Tte Oscar nominees this year have earned virtually no money, aside from The Help – they averaged $57.6 million in box office earnings, just over half of the usual ten-movie best picture nominees’ total gross. Movies like Terrence Malick’s The Tree of Life, a pseudo-intellectual agglomeration of beautiful imagery and sheer nonsense, were nominated for Best Picture, when the real question should be how they’re getting made at all. Hollywood is a bubble, and it’s floating away from the American people.
So how do we get through to Hollywood if sheer bucks don’t matter anymore? We remove their revenue floats. The fact is that the Terrence Malicks of the world are the 1%, living off the back of the family friendly 99%. Studios can afford big-budget disasters like The Tree of Life because they make films like We Bought a Zoo. But what happens when family friendly films get made outside Hollywood? What happens when conservatives start to make a profit off the movies they like to see? If Sherwood Baptist Church can produce enormous hits like Fireproof and Courageous on little to no budget, anybody can. And if anybody can, then studios no longer have the monopoly they require in order to fund art projects nobody wants to see.

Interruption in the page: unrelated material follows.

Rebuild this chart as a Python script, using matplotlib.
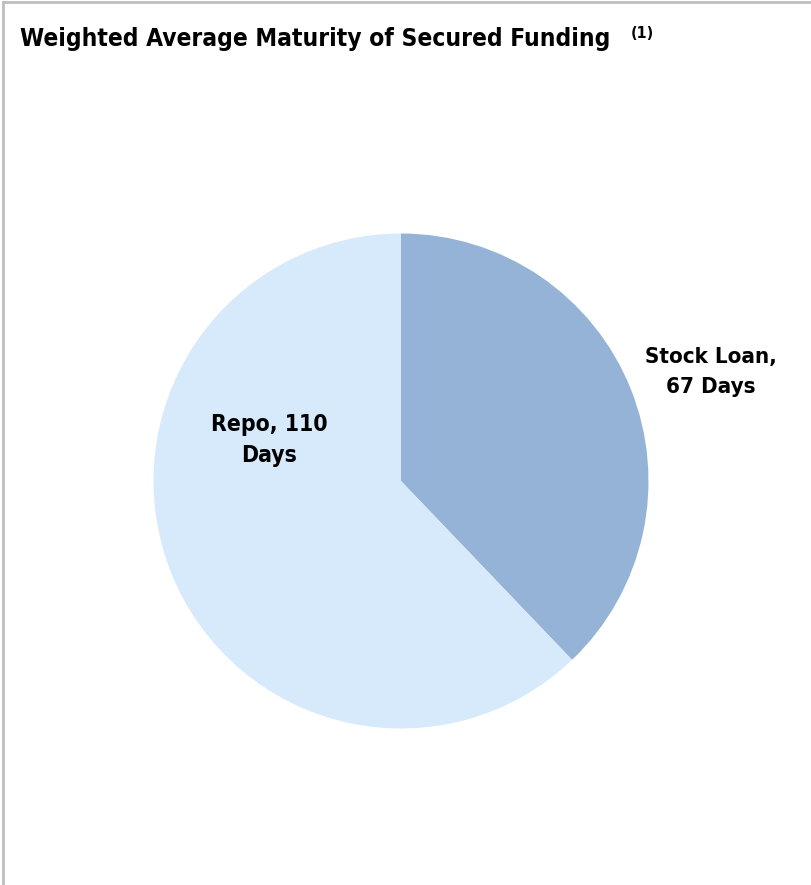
import matplotlib
matplotlib.use("Agg")
import matplotlib.pyplot as plt
from matplotlib.lines import Line2D

categories = ["Stock Loan", "Repo"]
days = [67, 110]
labels = ["Stock Loan,\n67 Days", "Repo, 110\nDays"]
colors = ["#95B3D7", "#D7EAFB"]
title = "Weighted Average Maturity of Secured Funding"
title_note = "(1)"

W, H = 811, 885
fig = plt.figure(figsize=(W / 100, H / 100), dpi=100)
fam = ["DejaVu Sans"]

fig.add_artist(Line2D([3 / W, 3 / W], [0, 1 - 2 / H], transform=fig.transFigure, color="#BFBFBF", lw=2))
fig.add_artist(Line2D([3 / W, 1], [1 - 2 / H, 1 - 2 / H], transform=fig.transFigure, color="#BFBFBF", lw=2))

cx, cy, r = 401, 481, 247.5
ax = fig.add_axes([(cx - r) / W, (H - cy - r) / H, 2 * r / W, 2 * r / H])
ax.pie(days, colors=colors, startangle=90, counterclock=False, radius=1,
       wedgeprops=dict(linewidth=0))
ax.set_xlim(-1, 1)
ax.set_ylim(-1, 1)
ax.set_aspect("auto")
ax.axis("off")

def px(x, y):
    return x / W, 1 - y / H

kw = dict(fontweight="bold", family=fam, fontstretch="condensed")
fig.text(*px(711, 372), labels[0], ha="center", va="center", fontsize=16, linespacing=1.6, **kw)
fig.text(*px(269, 440), labels[1], ha="center", va="center", fontsize=16.5, linespacing=1.42, **kw)
fig.text(*px(20, 39), title, ha="left", va="center", fontsize=17.6, **kw)
fig.text(*px(631, 33), title_note, ha="left", va="center", fontsize=11.5, **kw)

fig.savefig("out.png", dpi=100)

There is one obstacle yet remaining: the distribution mechanism. Liberals still control distribution at theaters for major films, so even if you make a family friendly movie, there’s no guarantee it will ever see the light of day. But with the internet, all that is changing. Box office ticket sales are dropping because people have so many ways of watching films now. As Netflix and Amazon come to dominate the movie market, Hollywood may be forced to cater to what the people want, rather than what their friends at the cocktail parties want.